Bring a personalized, colorful style to your walls by sponging
Sponging is one of the easiest techniques you can use to give a wall depth and complexity. This guide will show you how to prepare your walls for a sponging project and demonstrate the techniques for both sponging paint on and off your walls.
Tip: Before taking on any painting project, remove the furniture, or group it together in the center of the room. Protect floors and furniture with a drop cloth, and mask off the room with painter's masking tape.
WHAT YOU NEED FOR THIS PROJECT
• Repair any cracks, dents and mars on your paint surface using putty or caulk and smoothing over with a putty knife.

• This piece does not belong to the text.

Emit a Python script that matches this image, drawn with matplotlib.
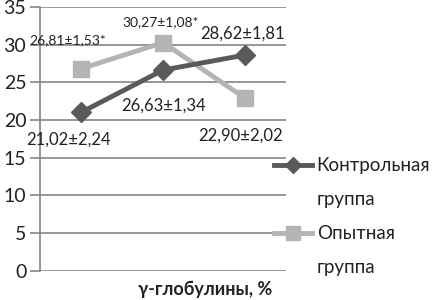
import matplotlib
matplotlib.use("Agg")
import matplotlib.pyplot as plt
from matplotlib.lines import Line2D

categories = ["1", "2", "3"]
control = [21.02, 26.63, 28.62]
experimental = [26.81, 30.27, 22.90]
control_labels = ["21,02±2,24", "26,63±1,34", "28,62±1,81"]
experimental_labels = ["26,81±1,53*", "30,27±1,08*", "22,90±2,02"]
series_names = [("Контрольная", "группа"), ("Опытная", "группа")]
xlabel = "γ-глобулины, %"

DARK = "#5a5a5a"
LIGHT = "#b4b4b4"
GRID = "#858585"
TEXT = "#222222"

plt.rcParams["font.family"] = ["Lato", "DejaVu Sans"]

fig = plt.figure(figsize=(4.32, 3.0), dpi=100)
ax = fig.add_axes([0.093, 0.097, 0.569, 0.88])

x = range(len(categories))
l1, = ax.plot(x, control, color=DARK, lw=3.5, marker="D", ms=10, zorder=3)
l2, = ax.plot(x, experimental, color=LIGHT, lw=3.5, marker="s", ms=12, zorder=2)

ax.set_xlim(-0.5, 2.5)
ax.set_ylim(0, 35)
ax.set_yticks(range(0, 36, 5))
ax.set_xticks([])
ax.grid(axis="y", color=GRID, lw=1.2)
ax.set_axisbelow(True)
for s in ("top", "right", "bottom"):
    ax.spines[s].set_visible(False)
ax.spines["left"].set_color(GRID)
ax.spines["left"].set_linewidth(1.2)
ax.tick_params(axis="y", length=7, color=GRID, width=1.2, labelsize=14, pad=3,
               labelcolor=TEXT)

# label centres (x in category units, y in data units)
ctrl_pos = [(-0.15, 17.4), (1.0, 21.9), (1.97, 31.4)]
exp_pos = [(-0.16, 30.6), (0.97, 33.0), (1.95, 17.9)]
for (px, py), lab in zip(ctrl_pos, control_labels):
    ax.text(px, py, lab, ha="center", va="center", fontsize=12, color=TEXT)
for (px, py), lab in zip(exp_pos, experimental_labels):
    fs = 10 if lab.endswith("*") else 12
    ax.text(px, py, lab, ha="center", va="center", fontsize=fs, color=TEXT)

# legend: marker row aligned with the first line of each two-line name
blank = Line2D([], [], color="none")
handles = [l1, blank, l2, blank]
texts = [series_names[0][0], series_names[0][1], series_names[1][0], series_names[1][1]]
leg = fig.legend(handles, texts, loc="upper left", bbox_to_anchor=(0.618, 0.50),
                 frameon=False, fontsize=13.5, handlelength=2.0, handletextpad=0.25,
                 labelspacing=0.9, borderaxespad=0, markerscale=0.85)
for t in leg.get_texts():
    t.set_color(TEXT)

fig.text(0.475, 0.035, xlabel, ha="center", va="center", fontsize=13,
         fontweight="bold", color=TEXT)

fig.savefig("out.png", dpi=100)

• Apply a primer even if there is a finish coat of paint on the wall. Primers provide the ideal base for a new coat of paint and decorative glazing.
• If there are stains on the wall, discover and eliminate their source. Then scrub the wall with a TSP solution.
• Rinse thoroughly because TSP residue will prevent even the best primer from adhering.
• Once dry, wipe down the wall to eliminate dust.
• Satin or semi-gloss paints allow a longer working time for the glaze than flat or eggshell.
• Apply with a 9-inch roller cover with a 3/8-inch nap.
• Allow the base coat to dry for 24 hours.
• Mix the glaze in a ratio of 1 part paint and 4 parts glaze.
• Practice on test panels to determine the recipe that will create your desired results.
• Soak the sponge in water, then squeeze out the excess so the wetness of the sponge will be consistent from start to finish. This is important in maintaining the same effect from section to section, as well allow the sponge to absorb a full load of glaze.
• Pour a small amount of mixed glaze onto a ceramic or plastic plate that you can place on a stepladder shelf or carry in your hand.
• You can either dip the sponge into the mixture, or brush the paint onto the surface of the sponge.
• Blot excess paint onto a piece of cardboard if necessary.
• The sponging technique offers a wonderful opportunity to use the color wheel in selecting color.
• Start with a monochromatic scheme, and enhance that scheme by sponging on a different tint or shade of the base color. For added dimension, sponge on an analogous color.
• If you want to make a bolder statement, sponge on a complementary hue or generate some subtle excitement with colors that form a triad on the color wheel.
• If you add a color that you don't like, sponge over it with another color.
• Begin first in an upper corner, prime the sponge with water and squeeze out the excess.
• Tear off a small piece of sponge to reach inside corners.
• Start sponging from the top of the wall to the bottom in a strip as wide as your arm is long.
• Move your arm in a radius not in a square pattern, rotating the sponge occasionally.
• Keep a clean rag handy to blot the sponge before starting each new section.
• Review your results after each section and add more glaze as necessary.
• If you come across a spot with too much glaze, go back after the glaze dries and sponge on more base.
• If you decide to add any additional color(s) be sure to apply after your current glaze color dries.
• Time is critical in sponging off because you must work before the glaze dries. Practice on sample boards until you are comfortable with the technique and with your pace.
• Also make sure your glaze recipe allows enough time to work. You can slow drying by adding gel retarder to the glaze. In a pinch, you can mist the glaze to keep it from drying out with water from a spray bottle.
• Have a pile of clean dry cloths or lint-free paper towels handy to blot the sponge when it loads up with paint. Between completed sections, rinse the sponge in a bucket to remove glaze, which tends to thicken inside the pores. Carry the plate or bucket of glaze in your other hand, or keep it nearby on a chair or stepladder.
• Roll as close to the corner as you can using a 9-inch roller and cover with a 3/8-inch nap.
• Use a small piece of sponge to apply glaze into corners.
• Roll paint on about 3 square feet or as much as you can sponge off in 10 to 15 minutes.
• Working from top to bottom press the sponge on and off the wall.
• Rotate the sponge frequently.
• To create a random pattern, move your arm radially rather than working horizontally or vertically.
• Occasionally blot your sponge on a clean rag. Rinse out the glaze before starting each new section.
• Start the next section before the previous section dries. Always maintain a wet edge.
• Step away from the wall occasionally and look at the result after completing each section.
• If you find you have removed too much of the glaze in a certain spot, you can sponge some on to even it out.